The single currency was flat at 1.0823 versus the greenbasck.

"The euro zone is slowly healing but is doing so without Germany, and the euro can't ignore Germany," said Kit Juckes, macro strategist at Societe Generale, referring to recent data showing Germany's economic downturn deepened in February.

"Norwegian crown and Swedish crown, or Polish zloty, are a better buy than the euro," he added.

The Swedish crown hit 11.1321 on Thursday, its highest level since Jan. 2. It was last down 0.24% at 11.173%. The Norwegian crown was last down 0.2% to 11.385.

YEN WORST PERFORMER

The yen is the worst-performing G10 currency this year, with a 6.3% slide on the dollar. The greenback is the best performer.

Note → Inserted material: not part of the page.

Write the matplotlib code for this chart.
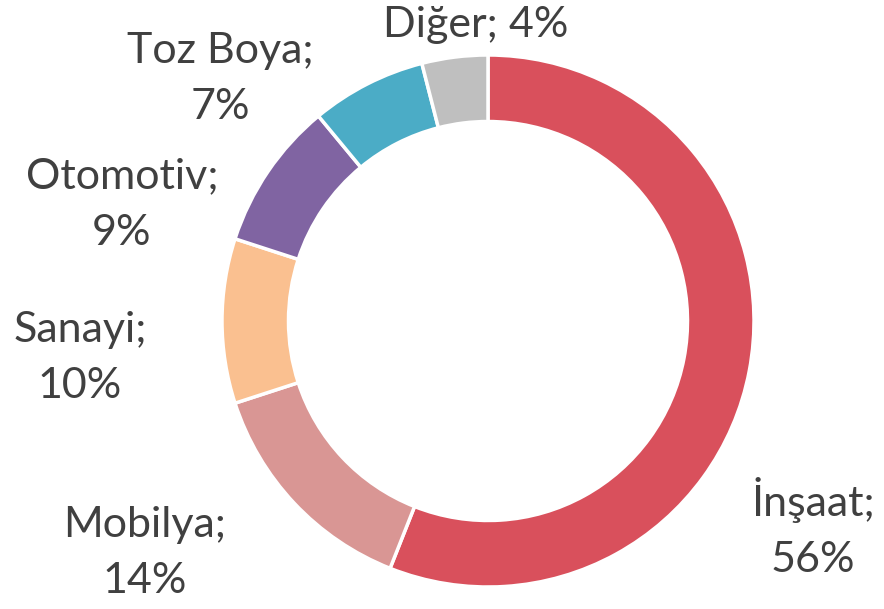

For the week, the yen is down 0.8% on the euro, touching its weakest for three months on Thursday at 163.45 per euro . The dollar gained 0.15% to trade at 150.75 yen this week.

Investors can earn interest, or "carry", by borrowing yen around 0% and buying income-bearing assets in other currencies.

"There's a focus on carry while we're in a range-bound environment," said Bank of Singapore strategist Moh Siong Sim, noting that hopes for a yen rally had taken a hit from last week's data showing an unexpected slide into recession in Japan.

With Deutsche Bank's foreign exchange volatility index collapsing to two-year lows and markets backpedalling on bets for deep rate cuts in the U.S., Europe and Britain - leaving yields elevated - the trade is profitable.

"We believe the Bank of Japan (BoJ) will raise rates to zero and stop yield targeting in April. However, this should be already in the price," argued BofA's Vamvakidis.

"For the dollar/yen to weaken, we need the Fed to start cutting rates," he added.

Elsewhere, the flow into higher-yielding currencies helped lift the Australian and New Zealand dollars.

China's yuan has made a steady return since the Lunar New Year holiday break, barely moving this week at 7.1959 per dollar despite steep cuts to Chinese mortgage rates.